Thoughts on the immediate future of AI and robotics, and our role within it, appear to be something of a running theme for me this week. I have already commented on Elon Musk and his thoughts on how human beings must become cyborgs in order to remain relevant, and now, my gaze is drawn to a rather fascinating exhibition in Germany, which poses a number of equally deep questions regarding our relationship with 'the machine' and whether or not we could or should trust the technology that could end up replacing us.
The “Hello, Robot” exhibition (the first at the Vitra Design Museum to focus specifically on robotics) explores the relationship between humans and the intelligent machines that increasingly feature in our lives. It asks a number of powerful questions such as; “Do you trust robots?,” “Could a robot do your job?” and “Do you believe in the death and rebirth of things?” But it appears to do so in an entertaining and approachable way. Frankly, I really want to go. The 200-plus exhibits include R2D2, an automatic manifesto generator, a smart sofa and a robot-made pavilion. The exhibits are framed by 14 questions that aim to make visitors think beyond the current conversation around robots.

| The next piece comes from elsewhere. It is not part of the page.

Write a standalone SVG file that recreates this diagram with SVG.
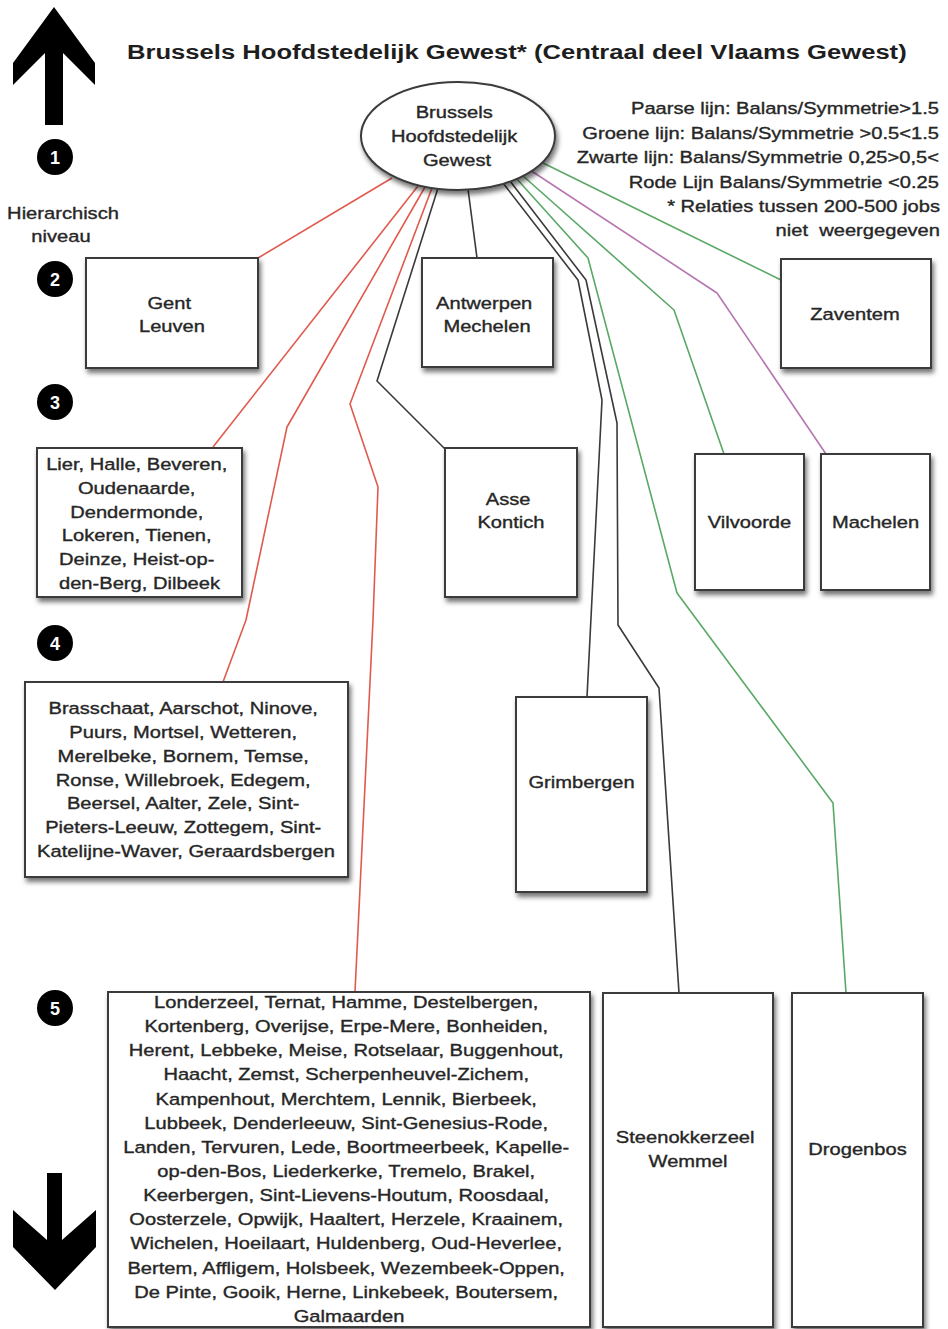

Exhibition curator Amelie Klein, explains: “The exhibition looks at how we interact and relate to this new species, the robot. What we're doing here is a journey. On this journey the visitor finds 14 questions, and these questions are really meant to invite dialogue and the reflection on how we want to deal with this new technology – as individuals but also as a society.”
The questions, posed on overhead signs, guide visitors through the various rooms of the exhibition. The first room of the exhibition begins on a lighter note. It' filled with representations of robots from popular culture and asks simply, “Have you ever met a robot?” Exhibits in this room include Star Wars' lovable droid, a Gundam suit from the Japanese mech franchise, Nintendo's 80s-era Robotic Operating Buddy (if anyone ever used one of these things 'back in the day' you'll know just how frustrating they were) and an installation specially commissioned from ECAL students. An adjoining room, meanwhile, contains a Pokédrone, the drone that lets users play Pokémon Go from their couches, and a Blabdroid, a cute cardboard robot that records people sharing their secrets.
Trust and care between robots and humans comes to the fore in the room asking “Do you want a robot to take care of you?” and “How do you feel about objects having feelings?” This room includes Paro, the fluffy robot seal that is used in therapy, and Carlo Ratti's Internet of Things sofa, which can be modified with an app or hand gestures. It also explores the oddly sombre new funeral ceremonies that have arisen for the already obsolete Sony robot dog, Aibo.
Another room in the exhibition, which asks “Could a robot do your job?,” looks at robotic construction, 3D printing and other industrial applications of robotics. This room includes the manifesto-writing robot arm Manifest and MX3D's 3D-printed bridge. The theme continues outside, where the University of Stuttgart's robot-made and extraordinarily lightweight Elytra Filament pavilion has been erected. The final room looks at the merging of humans and machines, asking “Do you want to become better than nature intended?” and “Would you live in a robot?” The questions posed are admittedly far too complex and open to interpretation to be fully explored by an exhibition that strives to be as entertaining as it is thought-provoking, but the very fact that such questions are being asked at-all is encouraging.
Perhaps one of the most interesting topics explored by the exhibition is the role design plays in modern robotics, and how those designs affect how we relate to these machines. Klein adds: “The role of design in robotics is to protect human values. The difference between well-meant care, patronising, control and spying are very fluid. This is really where design comes into the discussion because it's a political and design decision whether you design an object in a way that streams everything online into the cloud without you deciding as a human, or whether you make this transparent and allow the user to stream whatever he wants to be streamed. I think it's extremely important for people to realise that what we speak about when we speak about design in the 21st century is interaction and relationships.”
The Hello, Robot exhibition is on at the Vitra Design Museum in Weil am Rhein until 14 May 2017. The museum is part of the Vitra Campus, where the brand's production facilities sit among buildings like Zaha Hadid's Fire Station and Herzog & de Meuron's stacked VitraHaus. Hello, Robot will later embark on a tour, including to the MAK in Vienna and Design Museum Gent, which are presenting partners. The exhibition is accompanied by a book that has, true to form, actually been laid out by an algorithm. I doubt I'll get to visit the exhibition before May, but the book is definitely on my wish list!
Benjamin Hiorns is a freelance writer and struggling musician from Kidderminster in the UK.